-------- Data segment --------
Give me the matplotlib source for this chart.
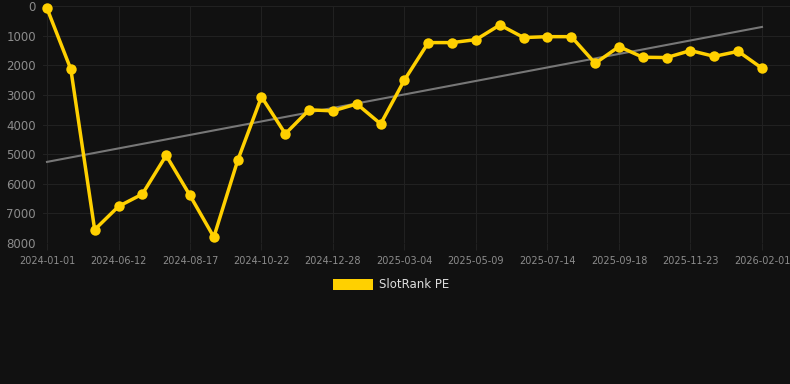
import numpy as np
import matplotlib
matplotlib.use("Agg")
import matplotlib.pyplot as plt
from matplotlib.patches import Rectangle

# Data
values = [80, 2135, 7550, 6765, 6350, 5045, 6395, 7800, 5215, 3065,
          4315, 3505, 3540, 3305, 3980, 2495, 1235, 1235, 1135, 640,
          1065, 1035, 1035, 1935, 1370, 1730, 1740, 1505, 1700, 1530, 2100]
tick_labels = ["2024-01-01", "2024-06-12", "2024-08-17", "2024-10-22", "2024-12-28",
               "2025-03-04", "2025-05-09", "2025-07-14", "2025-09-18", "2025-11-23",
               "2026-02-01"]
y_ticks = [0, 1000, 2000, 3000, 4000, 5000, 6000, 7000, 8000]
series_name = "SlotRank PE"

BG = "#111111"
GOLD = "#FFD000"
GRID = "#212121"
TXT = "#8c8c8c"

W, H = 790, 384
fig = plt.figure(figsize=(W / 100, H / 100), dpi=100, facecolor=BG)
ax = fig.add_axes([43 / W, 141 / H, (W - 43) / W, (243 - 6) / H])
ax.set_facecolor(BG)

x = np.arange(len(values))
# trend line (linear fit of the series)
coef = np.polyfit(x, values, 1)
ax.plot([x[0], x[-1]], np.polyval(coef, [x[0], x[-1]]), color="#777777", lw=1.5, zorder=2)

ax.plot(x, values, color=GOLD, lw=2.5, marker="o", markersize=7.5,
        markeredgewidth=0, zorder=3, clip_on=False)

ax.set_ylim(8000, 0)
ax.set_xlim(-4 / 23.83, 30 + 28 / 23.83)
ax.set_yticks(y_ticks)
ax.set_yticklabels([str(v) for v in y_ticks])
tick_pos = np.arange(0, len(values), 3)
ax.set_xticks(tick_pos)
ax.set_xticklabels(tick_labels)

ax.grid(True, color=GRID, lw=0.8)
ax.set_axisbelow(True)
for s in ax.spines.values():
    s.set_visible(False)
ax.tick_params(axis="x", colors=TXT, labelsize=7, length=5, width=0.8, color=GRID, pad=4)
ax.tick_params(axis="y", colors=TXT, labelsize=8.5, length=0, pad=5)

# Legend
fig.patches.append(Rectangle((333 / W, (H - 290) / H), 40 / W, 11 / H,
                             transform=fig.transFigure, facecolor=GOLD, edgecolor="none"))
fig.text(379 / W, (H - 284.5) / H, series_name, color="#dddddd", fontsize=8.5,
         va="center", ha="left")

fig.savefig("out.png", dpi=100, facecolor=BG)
--------
Leave every image out, and retype the material exactly.

Correct output ▸
Give me the matplotlib source for this chart.
import numpy as np
import matplotlib
matplotlib.use("Agg")
import matplotlib.pyplot as plt
from matplotlib.patches import Rectangle

# Data
values = [80, 2135, 7550, 6765, 6350, 5045, 6395, 7800, 5215, 3065,
          4315, 3505, 3540, 3305, 3980, 2495, 1235, 1235, 1135, 640,
          1065, 1035, 1035, 1935, 1370, 1730, 1740, 1505, 1700, 1530, 2100]
tick_labels = ["2024-01-01", "2024-06-12", "2024-08-17", "2024-10-22", "2024-12-28",
               "2025-03-04", "2025-05-09", "2025-07-14", "2025-09-18", "2025-11-23",
               "2026-02-01"]
y_ticks = [0, 1000, 2000, 3000, 4000, 5000, 6000, 7000, 8000]
series_name = "SlotRank PE"

BG = "#111111"
GOLD = "#FFD000"
GRID = "#212121"
TXT = "#8c8c8c"

W, H = 790, 384
fig = plt.figure(figsize=(W / 100, H / 100), dpi=100, facecolor=BG)
ax = fig.add_axes([43 / W, 141 / H, (W - 43) / W, (243 - 6) / H])
ax.set_facecolor(BG)

x = np.arange(len(values))
# trend line (linear fit of the series)
coef = np.polyfit(x, values, 1)
ax.plot([x[0], x[-1]], np.polyval(coef, [x[0], x[-1]]), color="#777777", lw=1.5, zorder=2)

ax.plot(x, values, color=GOLD, lw=2.5, marker="o", markersize=7.5,
        markeredgewidth=0, zorder=3, clip_on=False)

ax.set_ylim(8000, 0)
ax.set_xlim(-4 / 23.83, 30 + 28 / 23.83)
ax.set_yticks(y_ticks)
ax.set_yticklabels([str(v) for v in y_ticks])
tick_pos = np.arange(0, len(values), 3)
ax.set_xticks(tick_pos)
ax.set_xticklabels(tick_labels)

ax.grid(True, color=GRID, lw=0.8)
ax.set_axisbelow(True)
for s in ax.spines.values():
    s.set_visible(False)
ax.tick_params(axis="x", colors=TXT, labelsize=7, length=5, width=0.8, color=GRID, pad=4)
ax.tick_params(axis="y", colors=TXT, labelsize=8.5, length=0, pad=5)

# Legend
fig.patches.append(Rectangle((333 / W, (H - 290) / H), 40 / W, 11 / H,
                             transform=fig.transFigure, facecolor=GOLD, edgecolor="none"))
fig.text(379 / W, (H - 284.5) / H, series_name, color="#dddddd", fontsize=8.5,
         va="center", ha="left")

fig.savefig("out.png", dpi=100, facecolor=BG)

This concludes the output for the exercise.